First, Jesus would likely have faulted both sides of the debate for an excessively materialist perspective.  On one side, we hear that marriage is about procreation and child rearing.  On the other, that it’s about love and companionship.  But Jesus did not understand marriage primarily in terms of its temporal or material effects.  For Jesus, marriage was a spiritual representation of divine relationships.  According to Jesus, God created man and woman—male and female—in the image of God, mirroring the unity and diversity within the Godhead.  Jesus and later apostolic writers referred to Jesus as a bridegroom and the Church as his bride.  Jesus explained that in Heaven people would not be married to one another, since they would be in perfect union with God.  Thus, the ultimate good of marriage was not that it served immediate material needs but that it celebrated the eternal nature of God.

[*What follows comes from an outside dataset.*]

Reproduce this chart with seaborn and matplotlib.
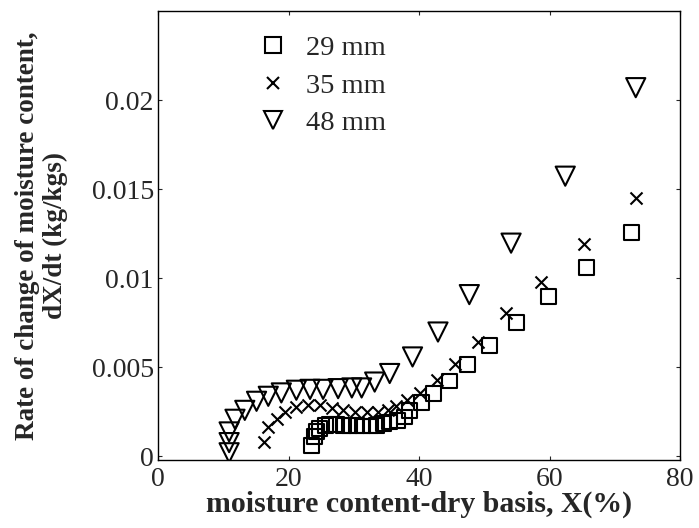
import matplotlib
matplotlib.use("Agg")
import matplotlib.pyplot as plt
import seaborn as sns
import pandas as pd
from matplotlib.ticker import FormatStrFormatter
from matplotlib.lines import Line2D

# Drying-rate data: moisture content (%) vs dX/dt (kg/kgs) for three slice thicknesses
x_29 = [23.5, 24.0, 24.3, 24.8, 25.6, 26.3, 27.4, 28.4, 29.4, 30.4, 31.4, 32.5, 33.5,
        34.5, 35.5, 36.7, 37.8, 38.5, 40.4, 42.2, 44.6, 47.4, 50.8, 54.9, 59.9, 65.6, 72.6]
y_29 = [0.00062, 0.00109, 0.00137, 0.00156, 0.00174, 0.00178, 0.00178, 0.00174, 0.00174,
        0.00174, 0.00170, 0.00170, 0.00174, 0.00184, 0.00193, 0.00202, 0.00221, 0.00258,
        0.00300, 0.00352, 0.00423, 0.00517, 0.00624, 0.00749, 0.00895, 0.01060, 0.01257]

x_35 = [16.3, 16.9, 18.2, 19.4, 21.2, 23.0, 24.8, 26.6, 28.4, 30.2, 32.0, 33.7, 35.3,
        36.5, 38.1, 40.2, 42.7, 45.5, 49.0, 53.3, 58.7, 65.3, 73.2]
y_35 = [0.00080, 0.00165, 0.00212, 0.00249, 0.00277, 0.00290, 0.00287, 0.00271, 0.00258,
        0.00249, 0.00249, 0.00249, 0.00258, 0.00283, 0.00315, 0.00356, 0.00427, 0.00520,
        0.00642, 0.00802, 0.00979, 0.01195, 0.01448]

x_48 = [10.9, 10.9, 10.9, 11.8, 13.3, 15.1, 16.9, 18.9, 21.2, 23.3, 25.3, 27.6, 29.7,
        31.2, 33.2, 35.5, 39.0, 42.9, 47.7, 54.1, 62.4, 73.2]
y_48 = [0.00020, 0.00077, 0.00137, 0.00208, 0.00258, 0.00309, 0.00337, 0.00356, 0.00371,
        0.00376, 0.00376, 0.00380, 0.00384, 0.00384, 0.00417, 0.00465, 0.00558, 0.00698,
        0.00908, 0.01197, 0.01573, 0.02070]

series_labels = ["29 mm", "35 mm", "48 mm"]
x_ticks = [0, 20, 40, 60, 80]
y_ticks = [0, 0.005, 0.01, 0.015, 0.02]

sns.set_style("ticks")
plt.rcParams["font.family"] = ["Liberation Serif", "DejaVu Serif"]
plt.rcParams["mathtext.fontset"] = "stix"

fig = plt.figure(figsize=(6.99, 5.28), dpi=100)
ax = fig.add_axes([0.226, 0.129, 0.747, 0.850])

d29 = pd.DataFrame({"x": x_29, "y": y_29})
d35 = pd.DataFrame({"x": x_35, "y": y_35})
d48 = pd.DataFrame({"x": x_48, "y": y_48})

sns.scatterplot(data=d29, x="x", y="y", marker="s", s=115, facecolor="none",
                edgecolor="black", linewidth=1.5, ax=ax, zorder=3)
sns.scatterplot(data=d35, x="x", y="y", marker="x", s=75, color="black",
                linewidth=1.5, ax=ax, zorder=3)
sns.scatterplot(data=d48, x="x", y="y", marker="v", s=190, facecolor="none",
                edgecolor="black", linewidth=1.5, ax=ax, zorder=3)

ax.set_xlim(0, 80)
ax.set_ylim(-0.0002, 0.025)
ax.set_xticks(x_ticks)
ax.set_yticks(y_ticks)
ax.yaxis.set_major_formatter(FormatStrFormatter("%g"))
ax.tick_params(direction="in", length=3, width=0.8, top=True, right=True,
               labelsize=20, pad=3)
ax.tick_params(axis="x", pad=5)
for sp in ax.spines.values():
    sp.set_linewidth(1.0)
    sp.set_color("black")

ax.set_xlabel("moisture content-dry basis, X(%)", fontsize=21.5, fontweight="bold",
              labelpad=-1)
ax.set_ylabel("Rate of change of moisture content,\ndX/dt (kg/kgs)", fontsize=19.5,
              fontweight="bold", labelpad=17, linespacing=1.15)

handles = [
    Line2D([], [], linestyle="none", marker="s", markersize=11, markerfacecolor="none",
           markeredgecolor="black", markeredgewidth=1.5),
    Line2D([], [], linestyle="none", marker="x", markersize=8, color="black",
           markeredgewidth=1.5),
    Line2D([], [], linestyle="none", marker="v", markersize=13, markerfacecolor="none",
           markeredgecolor="black", markeredgewidth=1.5),
]
ax.legend(handles, series_labels, loc="upper left", bbox_to_anchor=(0.155, 0.99),
          frameon=False, fontsize=20.5, handlelength=1.0, handletextpad=0.65,
          labelspacing=0.4, borderaxespad=0.3)

fig.savefig("out.png", dpi=100)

This understanding of marriage has precious little purchase in the contemporary, hyper-materialist world.  Even those who recognize marriage’s “spiritual” component usually mean that psychosomatically—marriage feeds long-term emotional and pyschological needs.  We’ve lost any sense of human institutions as good because of their correspondence to divinity.  Across the ideological spectrum, we’ve given in to Richard Posner’s wish of “unmasking and challenging the Platonic, traditionalist, and theological vestiges in Enlightenment thinking.”  It’s safe to say that Jesus would have had a different take.

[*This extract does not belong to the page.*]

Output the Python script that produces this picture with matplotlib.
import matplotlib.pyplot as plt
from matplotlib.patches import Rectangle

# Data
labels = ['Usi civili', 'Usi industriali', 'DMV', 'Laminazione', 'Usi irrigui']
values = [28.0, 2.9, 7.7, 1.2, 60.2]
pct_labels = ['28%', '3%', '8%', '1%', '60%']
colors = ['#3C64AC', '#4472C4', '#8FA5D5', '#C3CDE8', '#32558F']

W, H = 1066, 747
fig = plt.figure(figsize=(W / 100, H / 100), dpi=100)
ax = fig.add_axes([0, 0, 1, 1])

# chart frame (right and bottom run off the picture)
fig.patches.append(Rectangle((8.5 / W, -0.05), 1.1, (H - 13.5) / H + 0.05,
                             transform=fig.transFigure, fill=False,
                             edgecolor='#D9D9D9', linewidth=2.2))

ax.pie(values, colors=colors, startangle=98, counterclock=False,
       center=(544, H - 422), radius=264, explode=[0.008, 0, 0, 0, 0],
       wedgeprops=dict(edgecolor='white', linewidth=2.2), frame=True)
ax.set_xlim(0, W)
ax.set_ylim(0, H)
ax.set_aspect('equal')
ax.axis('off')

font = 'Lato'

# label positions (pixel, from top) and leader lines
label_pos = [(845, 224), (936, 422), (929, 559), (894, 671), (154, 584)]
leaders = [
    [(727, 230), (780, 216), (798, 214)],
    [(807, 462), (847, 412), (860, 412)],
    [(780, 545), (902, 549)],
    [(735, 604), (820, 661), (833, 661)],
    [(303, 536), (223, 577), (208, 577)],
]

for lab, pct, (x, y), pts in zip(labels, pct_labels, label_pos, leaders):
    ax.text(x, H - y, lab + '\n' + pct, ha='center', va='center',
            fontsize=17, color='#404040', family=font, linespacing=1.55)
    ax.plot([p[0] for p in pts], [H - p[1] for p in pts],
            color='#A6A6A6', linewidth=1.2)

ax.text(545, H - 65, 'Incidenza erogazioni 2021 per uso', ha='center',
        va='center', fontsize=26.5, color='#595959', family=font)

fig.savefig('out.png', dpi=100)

Second, and in some tension with my first observation, Jesus might have responded to a question about same-sex marriage by distinguishing between the spiritual ideal and pragmatic legal rules.  That is what Jesus did on divorce.  When asked whether a man should be allowed to divorce a woman for any and every reason, Jesus responded that Mosaic law allowed for divorce because of the hardness of people’s hearts, but that things weren’t that way from the beginning.  Jesus was not advocating a change in the law, but a change in people’s hearts.

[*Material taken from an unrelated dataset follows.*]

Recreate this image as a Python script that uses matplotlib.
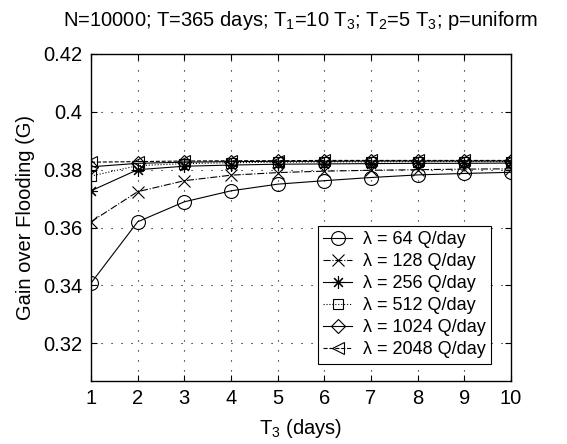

Christian thinkers have long debated the distinction between legal and spiritual marital norms.  When Britain was liberalizing its divorce laws in the 1940s, my two favorite Christian writers, J.R.R. Tolkien and C.S. Lewis, took different views on whether Christians should advocate that secular legal institutions mirror the spiritual ideal.  Tolkien opposed the divorce reforms on the grounds that the spiritual should inform the legal.  Lewis argued for a pragmatic differentiation between the spiritual and the legal.  In my view, Lewis was closer to the position staked by Jesus.

Finally, chances are that Jesus’ answer would go to issues far beyond the narrow question presented.  This was almost invariably Jesus’ pattern when confronted with hot-button legal issues. He always found the question itself less important than the darkness it exposed.  Thus, he turned the question about paying taxes to Caesar into condemnation of his questioners’ failure to honor God, the adultery penalty question into an indictment of his interlocutors’ self-righteousness, and the divorce question into an exposé of spiritual hardness.  I shiver to think of how he might turn the same-sex marriage question back on us.  All of us.